§ What you will do:
In this exercise, return the whole listing exactly, excluding any images.

§ Data provided:
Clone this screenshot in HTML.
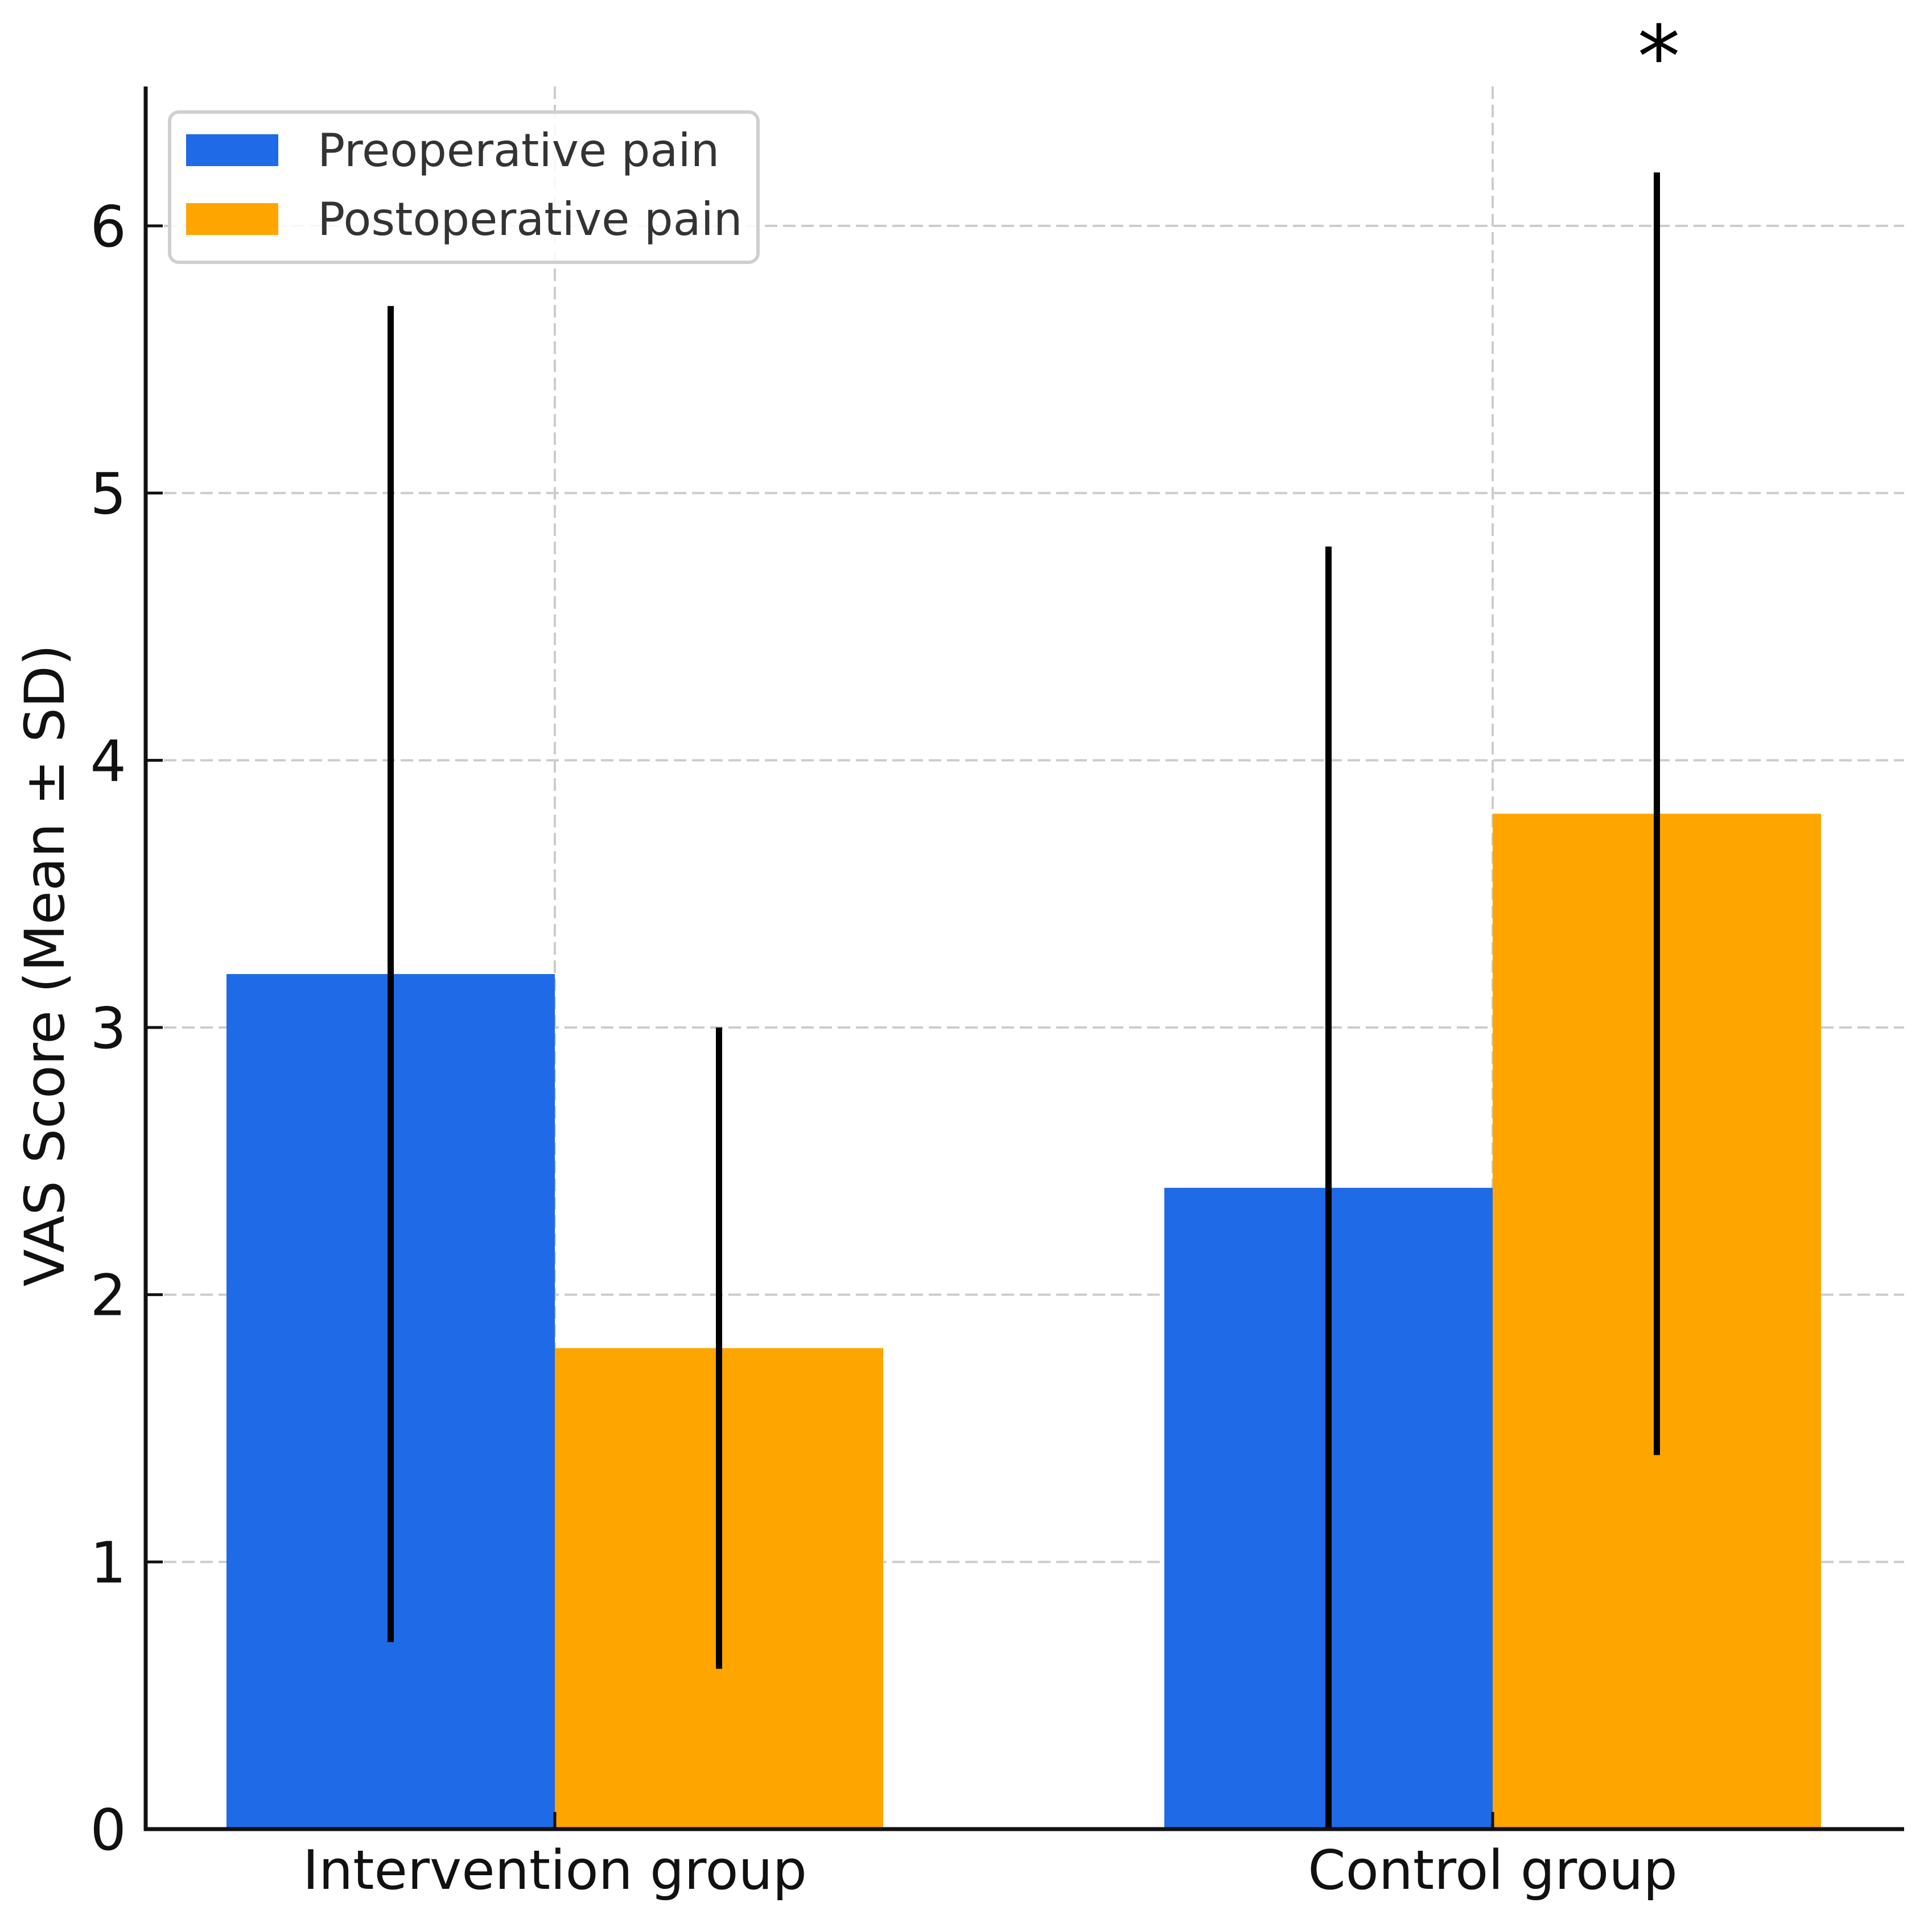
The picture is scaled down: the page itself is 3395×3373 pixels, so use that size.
<!DOCTYPE html>
<html><head><meta charset="utf-8"><style>
html,body{margin:0;padding:0;background:#fff;}
svg{display:block;font-family:"DejaVu Sans","Liberation Sans",sans-serif;}
</style></head><body>
<svg id="chart" width="3395" height="3373" viewBox="0 0 3395 3373" xmlns="http://www.w3.org/2000/svg">
<g id="grid"></g>
<g id="bars"></g>
<g id="errs"></g>
<g id="axes"></g>
<text x="2915" y="152" font-size="150" text-anchor="middle" fill="#000">*</text>
<text transform="translate(112,1697) rotate(-90)" font-size="96" text-anchor="middle" fill="#111">VAS Score (Mean ± SD)</text>
<g>
<rect x="298" y="197" width="1034" height="264" rx="16" fill="#fff" fill-opacity="0.85" stroke="#cfcfcf" stroke-width="6"/>
<rect x="327" y="236" width="162" height="56" fill="#1f6ae6"/>
<text x="558" y="292" font-size="80" fill="#333">Preoperative pain</text>
<rect x="327" y="357" width="162" height="56" fill="#ffa500"/>
<text x="558" y="413" font-size="80" fill="#333">Postoperative pain</text>
</g>
</svg>
<script>
const categories = ["Intervention group", "Control group"];
const preMeans = [3.2, 2.4];
const preSD = [2.5, 2.4];
const postMeans = [1.8, 3.8];
const postSD = [1.2, 2.4];
const yTicks = [0, 1, 2, 3, 4, 5, 6];

const NS = "http://www.w3.org/2000/svg";
const x0 = 256, x1 = 3346, yZero = 3215, yTop = 152;
const unitY = (yZero - 397) / 6;
const y = v => yZero - v * unitY;
const xc = i => 975 + i * 1648;
const barW = 577;
function mk(tag, attrs, parent) {
  const e = document.createElementNS(NS, tag);
  for (const k in attrs) e.setAttribute(k, attrs[k]);
  parent.appendChild(e);
  return e;
}
const grid = document.getElementById("grid");
const bars = document.getElementById("bars");
const errs = document.getElementById("errs");
const axes = document.getElementById("axes");

yTicks.forEach(t => {
  if (t > 0) {
    const g = mk("line", {x1: x0, x2: x1, y1: y(t), y2: y(t), stroke: "#cccccc", "stroke-width": 4, "stroke-dasharray": "22 10"}, grid);
    
    
  }
  const tk = mk("line", {x1: x0, x2: x0 + 30, y1: y(t), y2: y(t), stroke: "#111", "stroke-width": 5}, axes);
  
  
  const lb = mk("text", {x: 222, y: y(t) + 36, "font-size": 100, "text-anchor": "end", fill: "#111"}, axes);
  lb.textContent = t;
  
  
});
categories.forEach((c, i) => {
  const g = mk("line", {x1: xc(i), x2: xc(i), y1: yTop, y2: yZero, stroke: "#cccccc", "stroke-width": 4, "stroke-dasharray": "22 10"}, grid);
  
  
  const series = [[preMeans, preSD, "#1f6ae6", "pre", -1], [postMeans, postSD, "#ffa500", "post", 0]];
  series.forEach(s => {
    const left = xc(i) + s[4] * barW;
    const b = mk("rect", {x: left, y: y(s[0][i]), width: barW, height: y(0) - y(s[0][i]), fill: s[2]}, bars);
    
    
    const cx = left + barW / 2;
    const e = mk("line", {x1: cx, x2: cx, y1: y(s[0][i] + s[1][i]), y2: y(Math.max(0, s[0][i] - s[1][i])), stroke: "#000", "stroke-width": 11}, errs);
    
    
  });
  const tk = mk("line", {x1: xc(i), x2: xc(i), y1: yZero, y2: yZero - 30, stroke: "#111", "stroke-width": 5}, axes);
  
  
  const lb = mk("text", {x: xc(i), y: 3320, "font-size": 95, "text-anchor": "middle", fill: "#111"}, axes);
  lb.textContent = c;
  
  
});
const ya = mk("line", {x1: x0, x2: x0, y1: yTop, y2: yZero + 3, stroke: "#111", "stroke-width": 7}, axes);


const xa = mk("line", {x1: x0 - 3, x2: x1, y1: yZero, y2: yZero, stroke: "#111", "stroke-width": 7}, axes);


</script>
</body></html>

§ Complete output:
Clone this screenshot in HTML.
The picture is scaled down: the page itself is 3395×3373 pixels, so use that size.
<!DOCTYPE html>
<html><head><meta charset="utf-8"><style>
html,body{margin:0;padding:0;background:#fff;}
svg{display:block;font-family:"DejaVu Sans","Liberation Sans",sans-serif;}
</style></head><body>
<svg id="chart" width="3395" height="3373" viewBox="0 0 3395 3373" xmlns="http://www.w3.org/2000/svg">
<g id="grid"></g>
<g id="bars"></g>
<g id="errs"></g>
<g id="axes"></g>
<text x="2915" y="152" font-size="150" text-anchor="middle" fill="#000">*</text>
<text transform="translate(112,1697) rotate(-90)" font-size="96" text-anchor="middle" fill="#111">VAS Score (Mean ± SD)</text>
<g>
<rect x="298" y="197" width="1034" height="264" rx="16" fill="#fff" fill-opacity="0.85" stroke="#cfcfcf" stroke-width="6"/>
<rect x="327" y="236" width="162" height="56" fill="#1f6ae6"/>
<text x="558" y="292" font-size="80" fill="#333">Preoperative pain</text>
<rect x="327" y="357" width="162" height="56" fill="#ffa500"/>
<text x="558" y="413" font-size="80" fill="#333">Postoperative pain</text>
</g>
</svg>
<script>
const categories = ["Intervention group", "Control group"];
const preMeans = [3.2, 2.4];
const preSD = [2.5, 2.4];
const postMeans = [1.8, 3.8];
const postSD = [1.2, 2.4];
const yTicks = [0, 1, 2, 3, 4, 5, 6];

const NS = "http://www.w3.org/2000/svg";
const x0 = 256, x1 = 3346, yZero = 3215, yTop = 152;
const unitY = (yZero - 397) / 6;
const y = v => yZero - v * unitY;
const xc = i => 975 + i * 1648;
const barW = 577;
function mk(tag, attrs, parent) {
  const e = document.createElementNS(NS, tag);
  for (const k in attrs) e.setAttribute(k, attrs[k]);
  parent.appendChild(e);
  return e;
}
const grid = document.getElementById("grid");
const bars = document.getElementById("bars");
const errs = document.getElementById("errs");
const axes = document.getElementById("axes");

yTicks.forEach(t => {
  if (t > 0) {
    const g = mk("line", {x1: x0, x2: x1, y1: y(t), y2: y(t), stroke: "#cccccc", "stroke-width": 4, "stroke-dasharray": "22 10"}, grid);
    
    
  }
  const tk = mk("line", {x1: x0, x2: x0 + 30, y1: y(t), y2: y(t), stroke: "#111", "stroke-width": 5}, axes);
  
  
  const lb = mk("text", {x: 222, y: y(t) + 36, "font-size": 100, "text-anchor": "end", fill: "#111"}, axes);
  lb.textContent = t;
  
  
});
categories.forEach((c, i) => {
  const g = mk("line", {x1: xc(i), x2: xc(i), y1: yTop, y2: yZero, stroke: "#cccccc", "stroke-width": 4, "stroke-dasharray": "22 10"}, grid);
  
  
  const series = [[preMeans, preSD, "#1f6ae6", "pre", -1], [postMeans, postSD, "#ffa500", "post", 0]];
  series.forEach(s => {
    const left = xc(i) + s[4] * barW;
    const b = mk("rect", {x: left, y: y(s[0][i]), width: barW, height: y(0) - y(s[0][i]), fill: s[2]}, bars);
    
    
    const cx = left + barW / 2;
    const e = mk("line", {x1: cx, x2: cx, y1: y(s[0][i] + s[1][i]), y2: y(Math.max(0, s[0][i] - s[1][i])), stroke: "#000", "stroke-width": 11}, errs);
    
    
  });
  const tk = mk("line", {x1: xc(i), x2: xc(i), y1: yZero, y2: yZero - 30, stroke: "#111", "stroke-width": 5}, axes);
  
  
  const lb = mk("text", {x: xc(i), y: 3320, "font-size": 95, "text-anchor": "middle", fill: "#111"}, axes);
  lb.textContent = c;
  
  
});
const ya = mk("line", {x1: x0, x2: x0, y1: yTop, y2: yZero + 3, stroke: "#111", "stroke-width": 7}, axes);


const xa = mk("line", {x1: x0 - 3, x2: x1, y1: yZero, y2: yZero, stroke: "#111", "stroke-width": 7}, axes);


</script>
</body></html>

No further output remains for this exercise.